Sérgio Duarte
Relatores do parecer, Roberta Pedrinha e Sérgio Duarte destacaram que o cárcere brasileiro apresenta condições insalubres, cujas características desumanizam os detentos e não permitem que haja a ressocialização – objetivo final da prisão. Eles pontuaram que o projeto desconsidera os direitos fundamentais das pessoas privadas de liberdade: “O que se observa é a incessante ausência de tecnicidade, além da irracionalidade da sanha punitivista, a laborar, continuamente, contra o princípio da proibição de retrocesso da lei em matéria de direitos humanos”.
Na justificativa dos projetos, há o argumento de que leis penais brandas beneficiam criminosos e contribuem com a insegurança da população e com a impunidade do País.

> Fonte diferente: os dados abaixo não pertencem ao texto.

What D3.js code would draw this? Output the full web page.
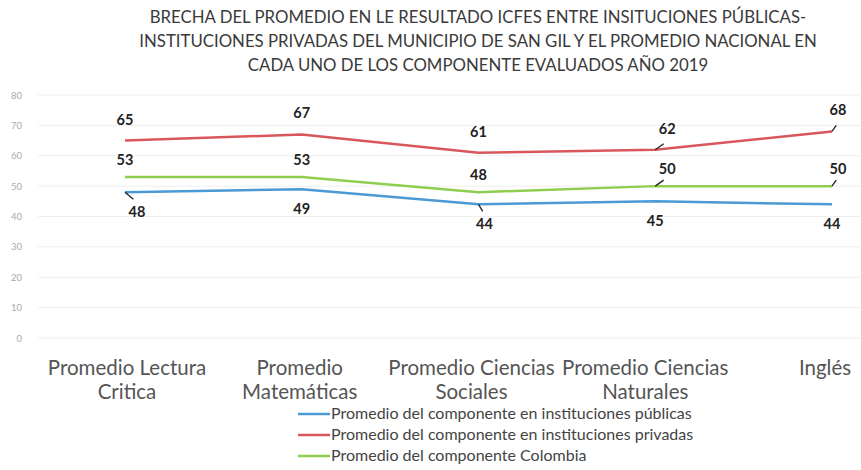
<!DOCTYPE html>
<html>
<head>
<meta charset="utf-8">
<script src="https://cdn.jsdelivr.net/npm/d3@7"></script>
<style>
  body { margin: 0; background: #fff; }
  svg { display: block; font-family: Lato, "Open Sans", sans-serif; }
</style>
</head>
<body>
<svg width="861" height="470"></svg>
<script>
// categories and series
const categories = ["Promedio Lectura Critica", "Promedio Matemáticas", "Promedio Ciencias Sociales", "Promedio Ciencias Naturales", "Inglés"];
const catLines = [["Promedio Lectura", "Critica"], ["Promedio", "Matemáticas"], ["Promedio Ciencias", "Sociales"], ["Promedio Ciencias", "Naturales"], ["Inglés"]];
const publicas = [48, 49, 44, 45, 44];
const privadas = [65, 67, 61, 62, 68];
const colombia = [53, 53, 48, 50, 50];
const seriesNames = [
    "Promedio del componente en instituciones públicas",
    "Promedio del componente en instituciones privadas",
    "Promedio del componente Colombia"
];
const yTicks = [0, 10, 20, 30, 40, 50, 60, 70, 80];
const titleLines = [
    "BRECHA DEL PROMEDIO EN LE RESULTADO ICFES ENTRE INSITUCIONES PÚBLICAS-",
    "INSTITUCIONES PRIVADAS DEL MUNICIPIO DE SAN GIL Y EL PROMEDIO NACIONAL EN",
    "CADA UNO DE LOS  COMPONENTE EVALUADOS AÑO 2019"
];

const svg = d3.select('svg');

var series = [
    {name: seriesNames[0], values: publicas, color: "#4b9ad6", dy: 25, dx: [12, 0, 6, 0, 0]},
    {name: seriesNames[1], values: privadas, color: "#d9575b", dy: -16, dx: [0, 0, 0, 12, 6]},
    {name: seriesNames[2], values: colombia, color: "#8fcd4f", dy: -12, dx: [0, 0, 0, 12, 6]}
];

// Scales
var x = d3.scalePoint()
    .domain(categories)
    .range([125, 832]);

var y = d3.scaleLinear()
    .domain([0, 80])
    .range([338, 95]);

// Title
svg.append('g').selectAll('text')
    .data(titleLines)
    .join('text')
        .attr('x', 478)
        .attr('y', (d, i) => 23 + i * 24)
        .attr('text-anchor', 'middle')
        .attr('font-size', 16.8)
        .attr('fill', '#3a3a3a')
        .text(d => d);

// gridlines
svg.append('g').selectAll('line')
    .data(yTicks)
    .join('line')
        .attr('x1', 38).attr('x2', 861)
        .attr('y1', d => y(d)).attr('y2', d => y(d))
        .attr('stroke', '#eeeeee')
        .attr('stroke-width', 1);

// y axis labels
var yAxis = d3.axisLeft(y)
    .tickValues(yTicks)
    .tickSize(0)
    .tickPadding(0);

var yAxisG = svg.append('g')
    .attr('transform', 'translate(22,0)')
    .call(yAxis);
yAxisG.select('.domain').remove();
yAxisG.selectAll('text')
    .attr('font-family', 'Lato, sans-serif')
    .attr('font-size', 9.5)
    .attr('fill', '#aaa');

// x labels
var labelShift = [2, -2, -7, -10, -7];
var xLab = svg.append('g').selectAll('text')
    .data(categories)
    .join('text')
        .attr('x', (d, i) => x(d) + labelShift[i])
        .attr('y', 375)
        .attr('text-anchor', 'middle')
        .attr('font-size', 20.5)
        .attr('fill', '#555');
xLab.selectAll('tspan')
    .data((d, i) => catLines[i])
    .join('tspan')
        .attr('x', function() { return this.parentNode.getAttribute('x'); })
        .attr('dy', (d, i) => i === 0 ? 0 : 24)
        .text(d => d);

// lines
var line = d3.line()
    .x((d, i) => x(categories[i]))
    .y(d => y(d));

series.forEach(function(s) {
    svg.append('path')
        .datum(s.values)
        .attr('d', line)
        .attr('fill', 'none')
        .attr('stroke', s.color)
        .attr('stroke-width', 2.5);
});

// data labels with small leader lines
series.forEach(function(s) {
    var g = svg.append('g');
    s.values.forEach(function(v, i) {
        var px = x(categories[i]), py = y(v);
        var lx = px + s.dx[i], ly = py + s.dy;
        if (s.dx[i] !== 0) {
            g.append('line')
                .attr('x1', px).attr('y1', py)
                .attr('x2', px + s.dx[i] * 0.7).attr('y2', py + (s.dy > 0 ? 7 : -6))
                .attr('stroke', '#222').attr('stroke-width', 1.3);
        }
        g.append('text')
            .attr('x', lx)
            .attr('y', ly)
            .attr('text-anchor', 'middle')
            .attr('font-size', 14.5)
            .attr('font-weight', 'bold')
            .attr('fill', '#222')
            .text(v);
    });
});

// legend
var leg = svg.append('g').selectAll('g')
    .data(series)
    .join('g')
        .attr('transform', (d, i) => `translate(298, ${414 + i * 21})`);
leg.append('line')
    .attr('x1', 0).attr('x2', 32)
    .attr('stroke', d => d.color)
    .attr('stroke-width', 2.5);
leg.append('text')
    .attr('x', 33)
    .attr('y', 5)
    .attr('font-size', 16)
    .attr('fill', '#444')
    .text(d => d.name);
</script>
</body>
</html>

Todavia, Pedrinha e Duarte defenderam que o argumento “não demonstra a relação de causa e efeito entre uma suposta leniência punitiva e o aumento da criminalidade violenta, que parece mais ligado a questões sociais, educacionais e econômicas”. Eles lembraram que a Constituição, por outro lado, afasta a possibilidade de penas de natureza perpétua e impõe o respeito à integridade física e moral do preso.
Outras medidas – O PL 2.403/19 também estabelece o regime carcerário inicialmente fechado e aumenta o tempo de cumprimento de pena para a progressão de regime dos condenados por crimes contra a vida, latrocínio, estupro e estupro de vulnerável. De acordo com os relatores, ambas as propostas são inconstitucionais, por violarem o princípio da individualização da pena e impedirem que as penas se adaptem às condições específicas e ao merecimento de cada condenado. “Impedir a individualização da pena às condições pessoais do apenado frustra também o critério de progressividade, pois obstaculiza a verificação das condições para a reintegração do preso à sociedade”, afirmaram.
O mesmo projeto ainda visa ao aumento para 35 anos do prazo de prescrição das penas superiores a 20 anos. Segundo o parecer, a alteração é desproporcional e inaplicável, já que, sob o pretexto abstrato de aumentar a eficácia da lei penal, ela acaba gerando “o custo concreto e inexorável de sacrificar a presteza na administração da Justiça e a duração razoável do processo”.
Pedrinha e Duarte também apontaram que a proposta pode dificultar o trabalho da Justiça por meio de outra alteração: o PL propõe inserir a classificação de crimes preterdolosos como se fossem “dolosos contra a vida”. Segundo os relatores, essa mudança configura uma contradição de termos. “Crimes preterdolosos não são crimes contra a vida, porque não há dolo em relação ao resultado morte. Se houvesse tal dolo, configurariam homicídio, em concurso material com crime diverso praticado pelo agente. Não se trata de mera questão classificatória, porque a competência do Tribunal do Júri é exclusiva, conforme a Constituição Federal, para os crimes dolosos contra a vida, o que ocasionaria verdadeira confusão desnecessária”, explicaram os relatores.
Já o PL 3.492/19 prevê novas hipóteses de homicídio qualificado e propõe que sejam incluídas no rol dos crimes hediondos – o que foi recentemente realizado, em termos, pela Lei 14.344/22. A mudança também foi rejeitada pela análise do IAB: “Não é razoável que se altere a todo o momento a redação do Código Penal em relação ao mesmo assunto, o que é inoportuno, por atingir a segurança jurídica e ocasionar infindáveis problemas de aplicação da lei penal no tempo”.
Marcia Dinis
A presidente da Comissão de Criminologia, Marcia Dinis, comentou a análise em nome da autora da indicação que deu origem ao parecer, Ana Aruti. Na visão da advogada, os relatores foram didáticos ao apontar o caráter eleitoreiro das propostas. “Toda hora surge um projeto como esses, que são violadores dos direitos fundamentais, mas não deixamos isso passar sem que haja o debate necessário”, afirmou Dinis.